Con Popper nos podemos incluir en la categoría de “la sociedad abierta y sus enemigos”, pero esa misma apertura nos hace vulnerables; esa creencia liberal y humanista que corresponde al núcleo identitario del Ateneo, con su rico patrimonio material e inmaterial, queda sin defensa ante cualquier infiltración. Por ello quizás este pensamiento vigilante debe tomar en consideración a Victoria Camps quien dedica, en “Tiempo de cuidados. Otra forma de estar en el mundo”, todo un capítulo a “Cuidar la casa común”, y pone en su frontispicio el trabajo de Hans Jonas sobre “El principio de responsabilidad”. La dignidad y la identidad se hacen respuesta en el momento oportuno.
El filósofo surcoreano de moda Biyung-Chul Han, prolífico en sus publicaciones, nos ha dejado últimamente la que lleva por título “Capitalismo y pulsión de muerte”. De muerte va herido el mundo; también el pensamiento. De esa obra tomo una reflexión con la que quiero concluir esta colaboración: Kant nos dejó un extraordinario trabajo al otear el horizonte del mundo y postular en él “La paz perpetua”. Pues bien, en su “Apéndice” hallamos una desavenencia entre la moral y la política que lo hacen peligrar. Y es que si moral es la “quintaesencia de las leyes que hay que obedecer a toda costa”, su riego sanguíneo y su inspiración diría yo, una sustancia que debería sustantivar la política, esa moral se sustituye por la “doctrina de la astucia”, una teoría de máximos orientada a “escoger los medios más idóneos para sus intenciones calculadas en función del provecho”.
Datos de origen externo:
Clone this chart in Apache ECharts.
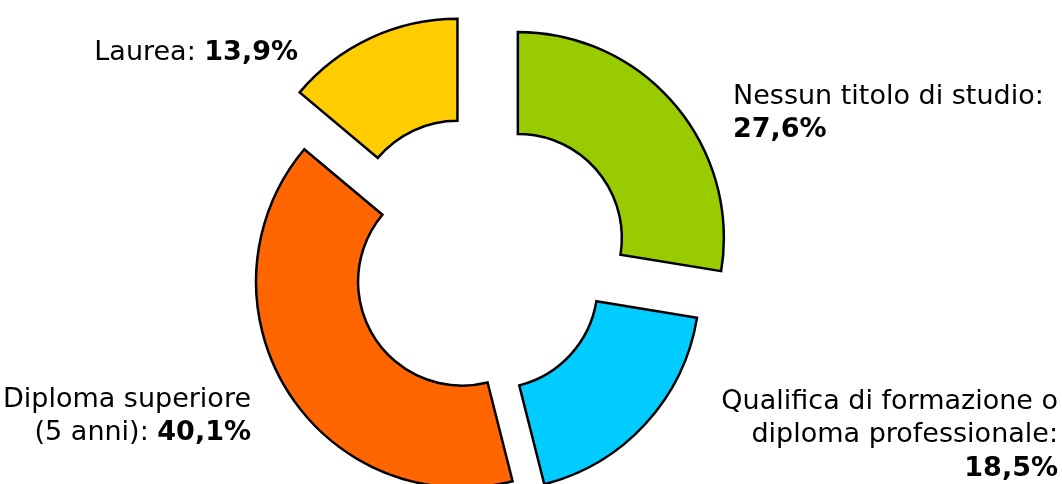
<!DOCTYPE html>
<html>
<head>
<meta charset="utf-8">
<script src="https://cdn.jsdelivr.net/npm/echarts@6/dist/echarts.min.js"></script>
<style>
  html, body { margin: 0; padding: 0; background: #fff; }
  #chart { width: 1062px; height: 484px; }
</style>
</head>
<body>
<div id="chart"></div>
<script>
// ---- data ----
const categories = [
  'Nessun titolo di studio',
  'Qualifica di formazione o\ndiploma professionale',
  'Diploma superiore\n(5 anni)',
  'Laurea'
];
const values = [27.6, 18.5, 40.1, 13.9];
const valueOnNewLine = [true, true, false, false];

// ---- styles ----
const colors = ['#99CC00', '#00CCFF', '#FF6600', '#FFCC00'];
const bigExplode = [true, false, false, true];
const labelPlace = [
  { x: 733, y: 80, align: 'left' },
  { x: 1058, y: 385, align: 'right' },
  { x: 251, y: 383, align: 'right' },
  { x: 298, y: 36, align: 'right' }
];

const fmt = v => v.toFixed(1).replace('.', ',') + '%';

function makeData(group) {
  return categories.map((name, i) => {
    const visible = bigExplode[i] === group;
    if (!visible) {
      return {
        name, value: values[i],
        itemStyle: { color: 'rgba(0,0,0,0)', borderWidth: 0 }
      };
    }
    return {
      name, value: values[i], selected: true,
      itemStyle: { color: colors[i] }
    };
  });
}

const richStyle = {
  n: { fontFamily: 'DejaVu Sans', fontSize: 27, color: '#111', lineHeight: 33.5 },
  b: { fontFamily: 'DejaVu Sans', fontSize: 27, fontWeight: 'bold', color: '#000', lineHeight: 33.5 }
};

function makeSeries(group, offset) {
  return {
    type: 'pie',
    center: [479, 271],
    radius: [104, 206],
    startAngle: 90,
    clockwise: true,
    selectedMode: 'multiple',
    selectedOffset: offset,
    avoidLabelOverlap: false,
    animation: false,
    silent: true,
    emphasis: { disabled: true },
    itemStyle: { borderColor: '#000', borderWidth: 2.5, borderJoin: 'miter' },
    select: { itemStyle: { borderColor: '#000', borderWidth: 2.5 } },
    label: { show: false },
    labelLine: { show: false },
    data: makeData(group)
  };
}

const labels = categories.map((name, i) => ({
  type: 'text',
  x: labelPlace[i].x,
  y: labelPlace[i].y,
  silent: true,
  style: {
    text: '{n|' + name + ':' + (valueOnNewLine[i] ? '}\n' : ' }') + '{b|' + fmt(values[i]) + '}',
    rich: richStyle,
    align: labelPlace[i].align,
    verticalAlign: 'top',
    font: '27px "DejaVu Sans"'
  }
}));

const chart = echarts.init(document.getElementById('chart'), null, { renderer: 'canvas' });
chart.setOption({
  backgroundColor: '#fff',
  animation: false,
  graphic: labels,
  series: [makeSeries(true, 51), makeSeries(false, 20)]
});
</script>
</body>
</html>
La inteligencia, el “interlegere” que sabe leer líneas y entrelíneas, y el pensamiento noble, deben saber interpretar. En el decir Unamuniano, cuando interpreta la “Historia del Ateneo” en su artículo en la “La Nación·”, ni podemos segar con la hoz mellada, ni podar o talar con el hacha roma. Esenciales son la preparación y la ejecución en el tiempo oportuno.
Si cultura es el cultivo del ser humano, esa es la función propia del Ateneo de Madrid. Su voz crítica se escucha dentro para seguir siendo pedagogo de la sociedad española. Aquí se afilan la hoz del segador y el hacha que poda y tala. La Ilustración no ha terminado… todavía. ¡Al tajo!.